## OBJECTIVE
Print, word for word, the opening line of the data below and every line after it through the line that contains "const yTickLabels = [0, 38, 55, 100, 155, 180];", but not the pictures.

## DATA LINES
*****

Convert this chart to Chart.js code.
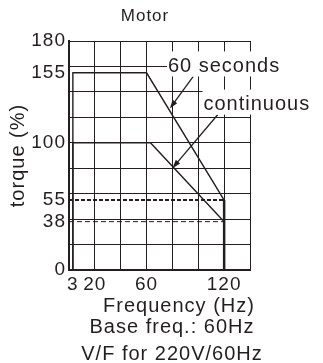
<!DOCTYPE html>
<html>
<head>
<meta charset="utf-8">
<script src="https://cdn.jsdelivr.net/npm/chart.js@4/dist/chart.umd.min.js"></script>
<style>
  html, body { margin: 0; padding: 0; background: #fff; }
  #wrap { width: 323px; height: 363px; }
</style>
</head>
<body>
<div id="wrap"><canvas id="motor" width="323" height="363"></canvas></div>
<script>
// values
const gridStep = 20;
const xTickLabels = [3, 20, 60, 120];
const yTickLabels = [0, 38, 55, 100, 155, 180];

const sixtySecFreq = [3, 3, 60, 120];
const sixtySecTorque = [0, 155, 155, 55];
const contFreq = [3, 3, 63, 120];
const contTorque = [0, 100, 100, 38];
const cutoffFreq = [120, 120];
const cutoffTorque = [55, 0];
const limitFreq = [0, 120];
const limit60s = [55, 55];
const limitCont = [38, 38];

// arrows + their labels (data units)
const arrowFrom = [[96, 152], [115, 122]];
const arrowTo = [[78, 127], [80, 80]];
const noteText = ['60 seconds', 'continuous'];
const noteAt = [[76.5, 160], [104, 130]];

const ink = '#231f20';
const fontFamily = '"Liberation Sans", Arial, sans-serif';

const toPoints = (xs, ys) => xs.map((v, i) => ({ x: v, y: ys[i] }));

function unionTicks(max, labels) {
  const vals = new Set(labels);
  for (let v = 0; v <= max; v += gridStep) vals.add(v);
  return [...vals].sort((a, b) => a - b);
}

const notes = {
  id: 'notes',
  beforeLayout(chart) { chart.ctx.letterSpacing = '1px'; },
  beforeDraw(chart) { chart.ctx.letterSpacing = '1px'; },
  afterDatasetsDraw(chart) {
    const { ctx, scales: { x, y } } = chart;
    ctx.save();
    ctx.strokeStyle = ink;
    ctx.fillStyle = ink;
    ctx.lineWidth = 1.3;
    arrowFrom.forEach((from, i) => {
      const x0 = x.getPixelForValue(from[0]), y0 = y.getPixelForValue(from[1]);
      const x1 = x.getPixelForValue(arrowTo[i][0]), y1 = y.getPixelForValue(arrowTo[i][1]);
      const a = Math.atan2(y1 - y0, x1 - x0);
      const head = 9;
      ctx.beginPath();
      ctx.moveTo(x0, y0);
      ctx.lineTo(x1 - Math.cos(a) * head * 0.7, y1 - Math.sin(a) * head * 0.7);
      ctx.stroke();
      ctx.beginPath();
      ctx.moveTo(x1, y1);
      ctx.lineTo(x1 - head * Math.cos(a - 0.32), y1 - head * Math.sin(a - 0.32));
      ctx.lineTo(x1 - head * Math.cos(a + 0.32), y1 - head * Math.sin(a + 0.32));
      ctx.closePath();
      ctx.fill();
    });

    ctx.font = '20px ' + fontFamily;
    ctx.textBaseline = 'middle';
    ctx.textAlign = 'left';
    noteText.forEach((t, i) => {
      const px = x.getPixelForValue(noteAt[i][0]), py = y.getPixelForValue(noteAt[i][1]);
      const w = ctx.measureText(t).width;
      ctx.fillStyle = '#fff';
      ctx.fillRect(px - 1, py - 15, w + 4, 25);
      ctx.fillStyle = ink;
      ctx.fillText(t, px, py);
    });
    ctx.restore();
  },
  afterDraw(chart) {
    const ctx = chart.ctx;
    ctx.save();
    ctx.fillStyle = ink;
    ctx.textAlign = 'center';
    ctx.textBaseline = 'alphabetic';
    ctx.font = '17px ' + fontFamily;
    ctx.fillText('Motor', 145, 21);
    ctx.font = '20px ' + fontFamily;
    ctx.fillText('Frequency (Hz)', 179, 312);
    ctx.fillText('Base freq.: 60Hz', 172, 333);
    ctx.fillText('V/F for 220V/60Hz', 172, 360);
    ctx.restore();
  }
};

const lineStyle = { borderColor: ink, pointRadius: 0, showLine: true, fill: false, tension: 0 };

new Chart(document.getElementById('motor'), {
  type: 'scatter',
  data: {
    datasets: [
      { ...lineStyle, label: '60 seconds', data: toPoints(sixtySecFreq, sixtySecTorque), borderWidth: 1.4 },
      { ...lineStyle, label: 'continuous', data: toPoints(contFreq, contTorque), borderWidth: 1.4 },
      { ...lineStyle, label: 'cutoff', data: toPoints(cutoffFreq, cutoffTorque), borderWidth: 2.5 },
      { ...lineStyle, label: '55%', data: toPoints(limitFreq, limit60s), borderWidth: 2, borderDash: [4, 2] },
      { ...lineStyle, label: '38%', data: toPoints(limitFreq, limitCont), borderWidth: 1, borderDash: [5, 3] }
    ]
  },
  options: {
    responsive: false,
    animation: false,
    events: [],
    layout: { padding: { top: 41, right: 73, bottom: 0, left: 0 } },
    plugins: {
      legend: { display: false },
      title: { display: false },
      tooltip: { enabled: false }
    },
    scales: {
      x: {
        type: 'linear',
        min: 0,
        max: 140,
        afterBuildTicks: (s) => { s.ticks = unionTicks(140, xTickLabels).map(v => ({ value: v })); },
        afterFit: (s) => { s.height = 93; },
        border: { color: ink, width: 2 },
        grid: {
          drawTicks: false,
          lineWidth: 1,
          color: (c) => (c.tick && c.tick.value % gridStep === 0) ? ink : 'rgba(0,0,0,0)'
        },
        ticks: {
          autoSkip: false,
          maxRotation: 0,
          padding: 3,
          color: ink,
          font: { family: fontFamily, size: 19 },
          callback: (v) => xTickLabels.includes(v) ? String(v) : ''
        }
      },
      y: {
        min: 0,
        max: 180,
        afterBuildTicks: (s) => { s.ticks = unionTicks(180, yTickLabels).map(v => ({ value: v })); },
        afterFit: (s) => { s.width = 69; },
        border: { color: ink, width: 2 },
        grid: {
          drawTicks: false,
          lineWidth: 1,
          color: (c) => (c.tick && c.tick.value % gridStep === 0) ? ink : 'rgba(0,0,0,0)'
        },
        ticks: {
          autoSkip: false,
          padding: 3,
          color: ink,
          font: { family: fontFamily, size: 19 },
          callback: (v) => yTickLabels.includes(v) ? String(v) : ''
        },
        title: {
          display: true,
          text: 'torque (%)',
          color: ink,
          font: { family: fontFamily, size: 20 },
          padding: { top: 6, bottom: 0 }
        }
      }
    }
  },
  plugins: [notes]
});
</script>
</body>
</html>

*****

## EXERCISE ANSWER
Convert this chart to Chart.js code.
<!DOCTYPE html>
<html>
<head>
<meta charset="utf-8">
<script src="https://cdn.jsdelivr.net/npm/chart.js@4/dist/chart.umd.min.js"></script>
<style>
  html, body { margin: 0; padding: 0; background: #fff; }
  #wrap { width: 323px; height: 363px; }
</style>
</head>
<body>
<div id="wrap"><canvas id="motor" width="323" height="363"></canvas></div>
<script>
// values
const gridStep = 20;
const xTickLabels = [3, 20, 60, 120];
const yTickLabels = [0, 38, 55, 100, 155, 180];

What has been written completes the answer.